Without the pictures, print the lines running from the beginning of the material to the line containing "plt.rcParams['font.family'] = ['Liberation", both ends included.

** begin DATA LINES **

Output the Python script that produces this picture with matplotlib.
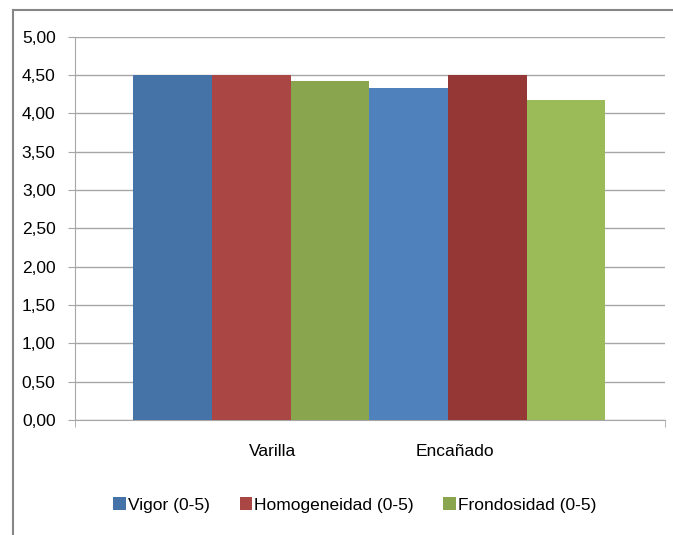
import numpy as np
import matplotlib
matplotlib.use('Agg')
import matplotlib.pyplot as plt
from matplotlib.ticker import FuncFormatter, MultipleLocator
from matplotlib.patches import Patch
from matplotlib.lines import Line2D

plt.rcParams['font.family'] = ['Liberation Sans', 'DejaVu Sans']

# data
categories = ['Varilla', 'Encañado']
series = ['Vigor (0-5)', 'Homogeneidad (0-5)', 'Frondosidad (0-5)']
vigor = [4.50, 4.33]
homogeneidad = [4.50, 4.50]
frondosidad = [4.42, 4.17]
values = [vigor, homogeneidad, frondosidad]

# colours: first group / second group (the Excel chart shades them differently)
colors_varilla = ['#4572A7', '#AA4643', '#89A54E']
colors_encanado = ['#4F81BD', '#953735', '#9BBB59']

fig = plt.figure(figsize=(6.73, 5.35), dpi=100)
W, H = 673, 535
ax = fig.add_axes([75 / W, (H - 420) / H, (665 - 75) / W, (420 - 36.7) / H])

x = np.arange(len(categories))
w = 1 / 3
for i, vals in enumerate(values):
    cols = [colors_varilla[i], colors_encanado[i]]
    ax.bar(x + (i - 1) * w, vals, width=w, color=cols, zorder=3)

ax.set_ylim(0, 5)
ax.set_xlim(-0.747, 1.753)
ax.yaxis.set_major_locator(MultipleLocator(0.5))
ax.yaxis.set_major_formatter(FuncFormatter(lambda v, p: f'{v:.2f}'.replace('.', ',')))
ax.grid(axis='y', color='#A6A6A6', linewidth=1, zorder=0)

# category labels sit a bit off the group centres, as in the picture
ax.set_xticks([0.088, 0.864])
ax.set_xticklabels(categories)
ax.tick_params(axis='x', length=0, pad=17, labelsize=12.5, colors='#000000')
ax.set_xticks([-0.747, 1.753], minor=True)
ax.tick_params(axis='x', which='minor', length=5, color='#A6A6A6', direction='out')
ax.tick_params(axis='y', length=5, color='#A6A6A6', pad=9, labelsize=12.5)

for s in ['top', 'right']:
    ax.spines[s].set_visible(False)
for s in ['left', 'bottom']:
    ax.spines[s].set_color('#A6A6A6')

# chart border (cut off at right and bottom)
fig.add_artist(Line2D([13 / W, 13 / W], [0, (H - 10) / H], color='#868686', linewidth=1.5))
fig.add_artist(Line2D([13 / W, 1], [(H - 10) / H, (H - 10) / H], color='#868686', linewidth=1.5))

handles = [Patch(facecolor=c) for c in colors_varilla]
fig.legend(handles, series, loc='center', bbox_to_anchor=(355 / W, (H - 505) / H),
           ncol=3, frameon=False, fontsize=12.5, handlelength=0.7, handleheight=0.7,
           handletextpad=0.15, columnspacing=1.7)

fig.savefig('out.png', dpi=100)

** end DATA LINES **

» **REPLY**:
Output the Python script that produces this picture with matplotlib.
import numpy as np
import matplotlib
matplotlib.use('Agg')
import matplotlib.pyplot as plt
from matplotlib.ticker import FuncFormatter, MultipleLocator
from matplotlib.patches import Patch
from matplotlib.lines import Line2D

plt.rcParams['font.family'] = ['Liberation Sans', 'DejaVu Sans']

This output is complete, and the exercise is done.